The geographical allocation of the fund’s equity investments is now based on total market value. Investments in government bonds are allocated by country according to the size of its overall output. At the same time, nine emerging market currencies were approved for fixed-income investments. “Our aim is to command a larger share of the global output,” says Slyngstad.
The fund also uses a wide range of professional fund managers with specialist knowledge. It pays a standard 0.005 per cent as management fees (we pay 0.006 per cent, which many have argued is too low). What’s more, it is an active investor, using its investments to focus on issues which the Norwegians consider important. It was, for example, one of the first to raise a red flag on Vedanta’s mining operations in India. Just last week, it yanked more than $130 million in investments from palm oil producers, because unregulated palm oil cultivation was depleting rainforests. And so on.

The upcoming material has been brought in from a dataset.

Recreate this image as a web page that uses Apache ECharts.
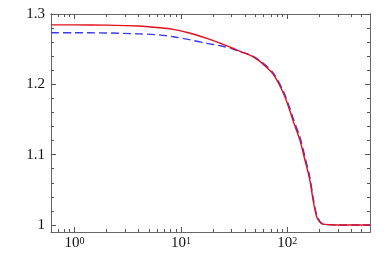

Even the world’s largest pension fund, the notoriously conservative Japan Government Pension Investment Fund, which has traditionally invested more than 60 per cent of its assets in bonds, has been actively diversifying its portfolio for the past few years, after a rapidly ageing population and a generation of slow growth had pushed the pay-in-pay-out mismatch to record levels.
STUBBORN APPROACH
Back home, however, we continue to live in a time warp. Even the suggestion to invest a bit more in higher yielding equities, or allowing professional fund managers to run investments, is met with cries of government “abdication” and “sacrifice” of workers’ rights.
Isn’t the worker’s core right the assurance of better financial security in his old age?
The core right for a worker should be the assurance of better financial security in his old age.